From your experience of journalism, as well as novel writing, has one fed in to the other in any way?
Journalism teaches you to be economical with words. It tells you not to be too self-indulgent.
What do you most like to read and are there any books you have read recently that have stood out or changed you?
I read all kinds of stuff. I have been re-reading Graham Greene recently. I studied him at university. Did a whole module on him. I think, from the outside, my books are nothing like his, but I consider him my greatest influence.
What have been the most difficult things to write about and why?
There is some mathematics in my new novel, and I had to look like I knew what I was talking about, so I researched, and I quickly saw how so many mathematicians go crazy.
You have said that The Humans, your new book, is the one work you would most like to be remembered for. Although you have written several other books, what has given you confidence in this project in particular?
Because I totally cut loose. A part of me used to play the game. You know, I used to be trying to be highbrow, or taken seriously, and that somehow got in the way. With this, I knew it was probably going to be published whatever (as my last book did quite well) so I just went for it. Comedy, science-fiction, sentimentality – all those illegal things.
What advice would you give to new writers on their path to publication?
Be brutal with your writing. Don’t let yourself have it easy. And then be persistent, and thick-skinned, for everything that follows.
What do you enjoy doing outside writing and reading?
Being with my kids, toast and peanut butter, running, holidays. I am not into fancy things, but I am into fancy holidays.
If you could meet any well-known figure, living or dead, who would it be and why?

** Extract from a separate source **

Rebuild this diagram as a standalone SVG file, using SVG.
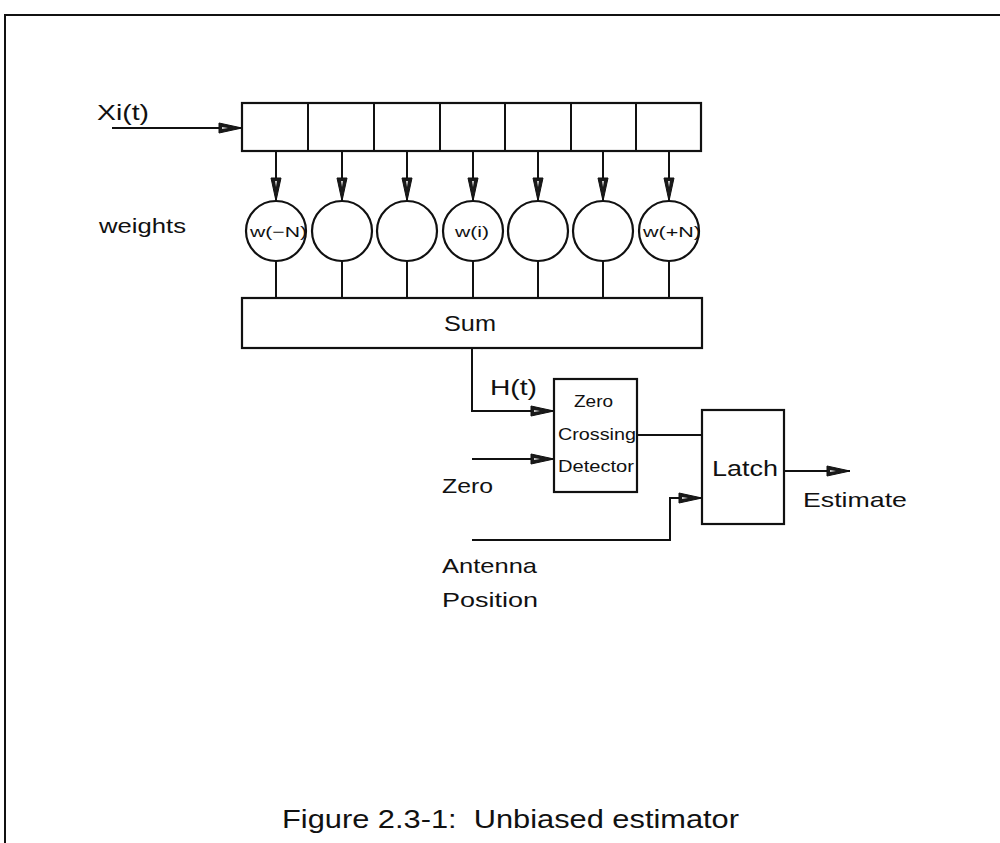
<svg xmlns="http://www.w3.org/2000/svg" width="1000" height="843" viewBox="0 0 1000 843">
<defs>
<style>
.ln{stroke:#111;stroke-width:2;fill:none}
.bx{stroke:#111;stroke-width:2.2;fill:#fff}
.t{font-family:"Liberation Sans",Arial,sans-serif;fill:#111}
</style>
<marker id="ah" viewBox="0 0 24 12" refX="24" refY="6" markerWidth="24" markerHeight="12" markerUnits="userSpaceOnUse" orient="auto">
<path d="M1,1 L24,6 L1,11 Z" fill="#1a1a1a" stroke="#111" stroke-width="1"/>
<path d="M4,5 L10,6 L4,7 Z" fill="#ddd"/>
</marker>
</defs>
<rect width="1000" height="843" fill="#fff"/>
<g id="frame"><path class="ln" d="M5,843 V15 H1000"/></g>

<g id="register">
<rect class="bx" x="242" y="103" width="459" height="48"/>
<path class="ln" d="M308,103 V151 M374,103 V151 M440,103 V151 M505,103 V151 M571,103 V151 M636,103 V151"/>
</g>

<g id="weights">
<circle class="bx" cx="276" cy="231" r="30"/>
<circle class="bx" cx="342" cy="231" r="30"/>
<circle class="bx" cx="407" cy="231" r="30"/>
<circle class="bx" cx="473" cy="231" r="30"/>
<circle class="bx" cx="538" cy="231" r="30"/>
<circle class="bx" cx="603" cy="231" r="30"/>
<circle class="bx" cx="669" cy="231" r="30"/>
<text class="t" x="250" y="237" font-size="15" textLength="57" lengthAdjust="spacingAndGlyphs">w(−N)</text>
<text class="t" x="455" y="237" font-size="15" textLength="34" lengthAdjust="spacingAndGlyphs">w(i)</text>
<text class="t" x="643" y="237" font-size="15" textLength="58" lengthAdjust="spacingAndGlyphs">w(+N)</text>
</g>

<g id="sum">
<rect class="bx" x="242" y="298" width="460" height="50"/>
<text class="t" x="444" y="331" font-size="22" textLength="52" lengthAdjust="spacingAndGlyphs">Sum</text>
</g>

<g id="zcd">
<rect class="bx" x="554" y="379" width="83" height="113"/>
<text class="t" x="574" y="407" font-size="16" textLength="39" lengthAdjust="spacingAndGlyphs">Zero</text>
<text class="t" x="558" y="440" font-size="16" textLength="78" lengthAdjust="spacingAndGlyphs">Crossing</text>
<text class="t" x="558" y="472" font-size="16" textLength="76" lengthAdjust="spacingAndGlyphs">Detector</text>
</g>

<g id="latch">
<rect class="bx" x="702" y="410" width="82" height="114"/>
<text class="t" x="712" y="476" font-size="22" textLength="66" lengthAdjust="spacingAndGlyphs">Latch</text>
</g>

<g id="connectors">
<path class="ln" d="M112,128 H242" marker-end="url(#ah)"/>
<path class="ln" d="M276,151 V201" marker-end="url(#ah)"/>
<path class="ln" d="M342,151 V201" marker-end="url(#ah)"/>
<path class="ln" d="M407,151 V201" marker-end="url(#ah)"/>
<path class="ln" d="M473,151 V201" marker-end="url(#ah)"/>
<path class="ln" d="M538,151 V201" marker-end="url(#ah)"/>
<path class="ln" d="M603,151 V201" marker-end="url(#ah)"/>
<path class="ln" d="M669,151 V201" marker-end="url(#ah)"/>
<path class="ln" d="M276,261 V298 M342,261 V298 M407,261 V298 M473,261 V298 M538,261 V298 M603,261 V298 M669,261 V298"/>
<path class="ln" d="M472,348 V411 H554" marker-end="url(#ah)"/>
<path class="ln" d="M472,459 H554" marker-end="url(#ah)"/>
<path class="ln" d="M637,435 H702"/>
<path class="ln" d="M472,540 H670 V498 H702" marker-end="url(#ah)"/>
<path class="ln" d="M784,471 H850" marker-end="url(#ah)"/>
</g>

<g id="labels">
<text class="t" x="97" y="120" font-size="22" textLength="52" lengthAdjust="spacingAndGlyphs">Xi(t)</text>
<text class="t" x="99" y="233" font-size="21" textLength="87" lengthAdjust="spacingAndGlyphs">weights</text>
<text class="t" x="490" y="395" font-size="22" textLength="47" lengthAdjust="spacingAndGlyphs">H(t)</text>
<text class="t" x="442" y="493" font-size="21" textLength="51" lengthAdjust="spacingAndGlyphs">Zero</text>
<text class="t" x="442" y="573" font-size="21" textLength="95" lengthAdjust="spacingAndGlyphs">Antenna</text>
<text class="t" x="442" y="607" font-size="21" textLength="96" lengthAdjust="spacingAndGlyphs">Position</text>
<text class="t" x="803" y="507" font-size="21" textLength="104" lengthAdjust="spacingAndGlyphs">Estimate</text>
<text class="t" x="282" y="828" font-size="25" textLength="457" lengthAdjust="spacingAndGlyphs" xml:space="preserve">Figure 2.3-1:  Unbiased estimator</text>
</g>
</svg>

Emily Dickinson, without a doubt. Amazing mind, intriguing person. She’d be too shy to open her front door though, so that’d be a problem.
Matt has written novels, screenplays, children’s novels and worked as a journalist, collaborating with The Guardian, The Sunday Times and The Independent. He has won a range of awards, including the Yorkshire Young Achievers ‘Achievement in the Arts’ Award in 2009, and his novels have been translated into 29 languages. The film rights for his first novel, The Last Family in England (2004), have been sold to Brad Pitt’s production company. His previous novel, The Radleys, won an ALA Alex Award in America, has been shortlisted for the Portico prize and nominated for the Carnegie Medal. It won the TV Book Club Summer Read. He was born in Sheffield, Yorkshire in 1975. Since then he has lived in Nottinghamshire, Ibiza and London. He studied English and History at Hull University and then did an MA at Leeds, and now lives in York with author Andrea Semple and their two children.